Each line from the line with "Write the Plotly code for this chart." to the line with "0.9899, 0.9899, 1.0]", inclusive, is to be repeated exactly; no other line and no picture belongs in the copy.

**Supplied material**.
----------------

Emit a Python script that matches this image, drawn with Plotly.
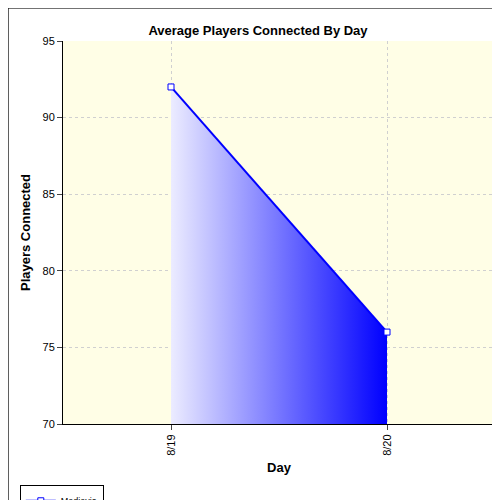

----------------

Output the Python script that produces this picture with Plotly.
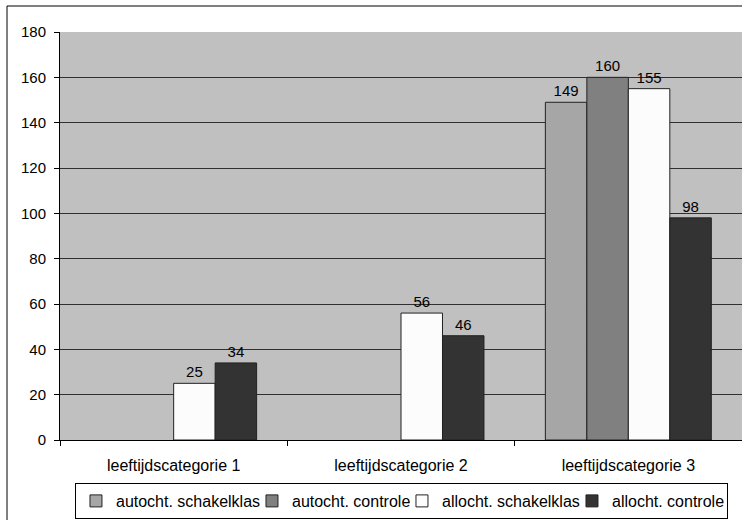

----------------

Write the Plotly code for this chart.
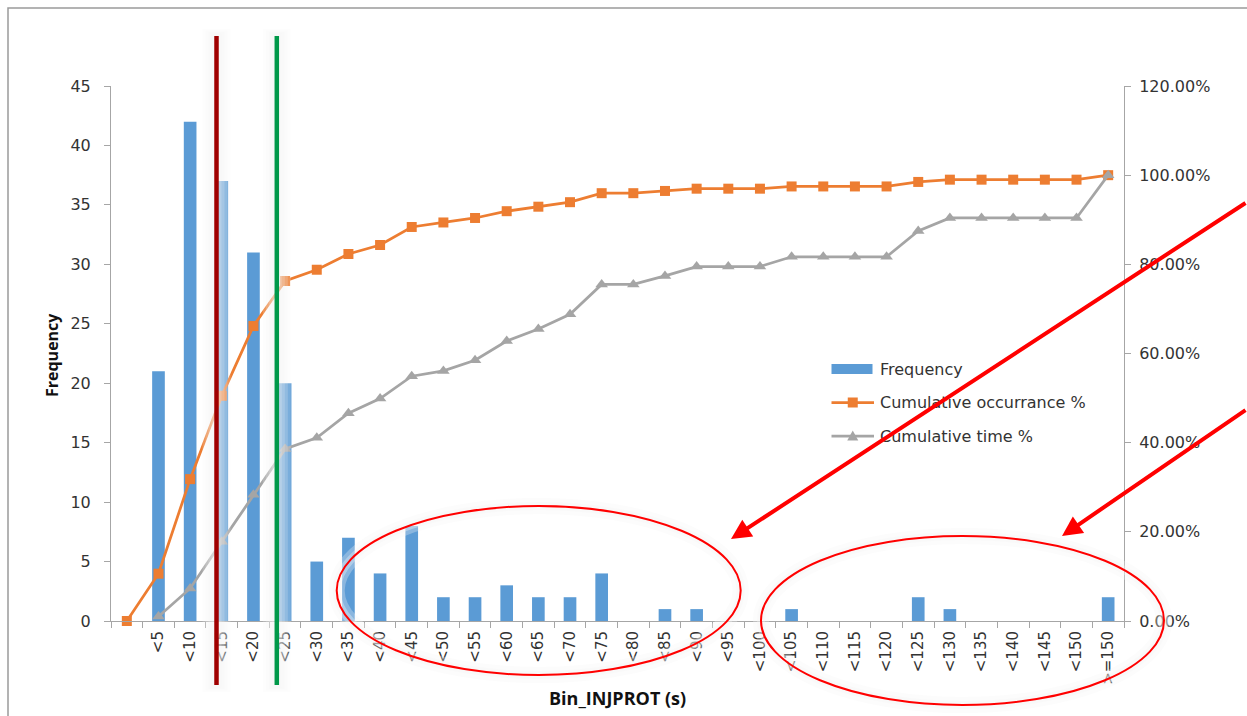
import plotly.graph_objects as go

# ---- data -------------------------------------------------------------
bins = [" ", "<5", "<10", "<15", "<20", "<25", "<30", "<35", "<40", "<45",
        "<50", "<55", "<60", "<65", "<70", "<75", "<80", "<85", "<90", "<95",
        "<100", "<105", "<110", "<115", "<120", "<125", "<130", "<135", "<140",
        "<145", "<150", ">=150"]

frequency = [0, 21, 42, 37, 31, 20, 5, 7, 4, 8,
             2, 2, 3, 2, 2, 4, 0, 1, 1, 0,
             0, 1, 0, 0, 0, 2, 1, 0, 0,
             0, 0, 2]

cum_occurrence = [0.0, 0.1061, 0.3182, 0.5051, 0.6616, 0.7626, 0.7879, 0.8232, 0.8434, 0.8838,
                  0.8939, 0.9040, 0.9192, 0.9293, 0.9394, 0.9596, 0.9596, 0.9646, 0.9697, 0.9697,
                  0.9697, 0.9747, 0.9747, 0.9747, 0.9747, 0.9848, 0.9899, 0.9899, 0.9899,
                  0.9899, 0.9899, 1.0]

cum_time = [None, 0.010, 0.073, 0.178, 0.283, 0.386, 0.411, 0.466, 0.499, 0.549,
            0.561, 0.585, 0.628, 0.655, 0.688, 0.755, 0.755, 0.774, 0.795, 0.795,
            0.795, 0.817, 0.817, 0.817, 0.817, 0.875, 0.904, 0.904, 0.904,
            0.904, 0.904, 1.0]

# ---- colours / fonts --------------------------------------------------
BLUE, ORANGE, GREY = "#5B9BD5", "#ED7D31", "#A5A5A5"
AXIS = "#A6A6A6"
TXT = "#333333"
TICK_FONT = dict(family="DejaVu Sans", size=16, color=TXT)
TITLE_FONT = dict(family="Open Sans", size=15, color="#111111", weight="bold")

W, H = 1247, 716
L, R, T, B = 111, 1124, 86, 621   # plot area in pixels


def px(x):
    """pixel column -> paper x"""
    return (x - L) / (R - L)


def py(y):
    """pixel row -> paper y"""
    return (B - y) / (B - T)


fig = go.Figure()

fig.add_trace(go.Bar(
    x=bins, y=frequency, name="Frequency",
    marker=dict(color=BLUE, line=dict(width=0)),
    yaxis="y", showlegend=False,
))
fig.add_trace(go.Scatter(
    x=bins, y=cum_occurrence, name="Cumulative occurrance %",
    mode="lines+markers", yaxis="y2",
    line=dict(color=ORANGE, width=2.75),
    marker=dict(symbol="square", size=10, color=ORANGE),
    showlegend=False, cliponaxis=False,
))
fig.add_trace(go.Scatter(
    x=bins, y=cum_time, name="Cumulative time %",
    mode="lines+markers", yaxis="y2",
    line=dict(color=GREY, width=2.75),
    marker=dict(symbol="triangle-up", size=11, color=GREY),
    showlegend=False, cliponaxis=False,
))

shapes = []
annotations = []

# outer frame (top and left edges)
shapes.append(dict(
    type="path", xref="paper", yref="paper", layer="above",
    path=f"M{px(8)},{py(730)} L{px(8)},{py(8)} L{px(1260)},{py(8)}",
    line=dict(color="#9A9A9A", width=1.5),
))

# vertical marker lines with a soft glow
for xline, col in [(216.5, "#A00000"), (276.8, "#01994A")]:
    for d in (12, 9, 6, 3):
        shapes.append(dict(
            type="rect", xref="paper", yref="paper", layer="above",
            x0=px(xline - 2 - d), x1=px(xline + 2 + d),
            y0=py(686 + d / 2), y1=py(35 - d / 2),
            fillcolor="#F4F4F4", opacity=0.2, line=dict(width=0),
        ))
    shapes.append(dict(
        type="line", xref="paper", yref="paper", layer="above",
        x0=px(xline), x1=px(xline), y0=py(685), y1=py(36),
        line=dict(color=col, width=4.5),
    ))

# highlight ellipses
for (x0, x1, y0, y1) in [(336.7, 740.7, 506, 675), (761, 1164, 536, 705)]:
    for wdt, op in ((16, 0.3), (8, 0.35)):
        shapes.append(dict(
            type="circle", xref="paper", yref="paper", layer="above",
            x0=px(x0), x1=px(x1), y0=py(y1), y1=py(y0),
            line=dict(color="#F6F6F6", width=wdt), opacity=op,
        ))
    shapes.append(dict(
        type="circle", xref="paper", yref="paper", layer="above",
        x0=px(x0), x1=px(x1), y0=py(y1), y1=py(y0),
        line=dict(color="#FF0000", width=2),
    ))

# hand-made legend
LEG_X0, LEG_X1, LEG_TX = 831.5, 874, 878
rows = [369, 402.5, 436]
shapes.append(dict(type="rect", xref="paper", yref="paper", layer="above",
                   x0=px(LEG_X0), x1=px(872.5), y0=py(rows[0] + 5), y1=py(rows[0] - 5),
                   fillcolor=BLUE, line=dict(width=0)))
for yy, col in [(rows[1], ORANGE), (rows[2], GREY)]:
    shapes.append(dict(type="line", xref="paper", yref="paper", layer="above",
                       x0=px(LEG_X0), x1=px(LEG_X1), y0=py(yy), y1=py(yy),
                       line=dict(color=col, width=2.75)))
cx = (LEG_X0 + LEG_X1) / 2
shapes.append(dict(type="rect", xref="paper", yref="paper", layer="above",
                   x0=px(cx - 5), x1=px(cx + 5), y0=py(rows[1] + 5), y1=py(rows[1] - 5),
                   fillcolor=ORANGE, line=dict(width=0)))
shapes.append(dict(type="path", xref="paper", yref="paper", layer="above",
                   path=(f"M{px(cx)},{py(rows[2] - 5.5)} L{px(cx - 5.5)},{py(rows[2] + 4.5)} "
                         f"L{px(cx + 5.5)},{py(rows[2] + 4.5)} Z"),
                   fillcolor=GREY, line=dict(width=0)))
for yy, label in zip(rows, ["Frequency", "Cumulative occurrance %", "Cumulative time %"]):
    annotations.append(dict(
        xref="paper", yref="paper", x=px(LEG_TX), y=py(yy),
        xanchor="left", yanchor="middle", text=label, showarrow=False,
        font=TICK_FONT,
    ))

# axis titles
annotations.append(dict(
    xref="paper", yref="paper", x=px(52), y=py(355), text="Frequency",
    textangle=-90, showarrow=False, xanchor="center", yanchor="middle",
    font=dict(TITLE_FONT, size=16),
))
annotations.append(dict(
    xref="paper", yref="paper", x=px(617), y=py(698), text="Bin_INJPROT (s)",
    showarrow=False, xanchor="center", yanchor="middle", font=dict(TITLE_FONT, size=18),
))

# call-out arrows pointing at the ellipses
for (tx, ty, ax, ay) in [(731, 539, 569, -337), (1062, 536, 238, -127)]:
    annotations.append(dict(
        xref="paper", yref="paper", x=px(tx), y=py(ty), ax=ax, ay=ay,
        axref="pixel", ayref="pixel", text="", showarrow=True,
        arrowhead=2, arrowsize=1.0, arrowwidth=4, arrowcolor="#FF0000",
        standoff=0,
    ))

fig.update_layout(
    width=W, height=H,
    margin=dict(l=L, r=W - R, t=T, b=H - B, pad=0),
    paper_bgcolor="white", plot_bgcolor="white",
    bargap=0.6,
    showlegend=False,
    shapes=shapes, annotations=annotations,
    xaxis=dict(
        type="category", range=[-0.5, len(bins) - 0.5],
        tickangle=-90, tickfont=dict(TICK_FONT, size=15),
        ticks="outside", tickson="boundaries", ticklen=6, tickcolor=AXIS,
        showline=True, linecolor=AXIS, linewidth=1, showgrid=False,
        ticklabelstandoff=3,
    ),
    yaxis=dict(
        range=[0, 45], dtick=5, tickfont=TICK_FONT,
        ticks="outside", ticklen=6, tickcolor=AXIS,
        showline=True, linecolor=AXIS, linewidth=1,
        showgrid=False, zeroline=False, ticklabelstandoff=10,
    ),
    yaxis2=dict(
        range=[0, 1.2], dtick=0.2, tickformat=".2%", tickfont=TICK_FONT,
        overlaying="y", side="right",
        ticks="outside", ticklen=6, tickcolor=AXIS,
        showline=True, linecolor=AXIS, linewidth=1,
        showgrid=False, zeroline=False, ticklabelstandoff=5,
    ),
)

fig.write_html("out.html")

----------------

**Full answer**.
Write the Plotly code for this chart.
import plotly.graph_objects as go

# ---- data -------------------------------------------------------------
bins = [" ", "<5", "<10", "<15", "<20", "<25", "<30", "<35", "<40", "<45",
        "<50", "<55", "<60", "<65", "<70", "<75", "<80", "<85", "<90", "<95",
        "<100", "<105", "<110", "<115", "<120", "<125", "<130", "<135", "<140",
        "<145", "<150", ">=150"]

frequency = [0, 21, 42, 37, 31, 20, 5, 7, 4, 8,
             2, 2, 3, 2, 2, 4, 0, 1, 1, 0,
             0, 1, 0, 0, 0, 2, 1, 0, 0,
             0, 0, 2]

cum_occurrence = [0.0, 0.1061, 0.3182, 0.5051, 0.6616, 0.7626, 0.7879, 0.8232, 0.8434, 0.8838,
                  0.8939, 0.9040, 0.9192, 0.9293, 0.9394, 0.9596, 0.9596, 0.9646, 0.9697, 0.9697,
                  0.9697, 0.9747, 0.9747, 0.9747, 0.9747, 0.9848, 0.9899, 0.9899, 0.9899,
                  0.9899, 0.9899, 1.0]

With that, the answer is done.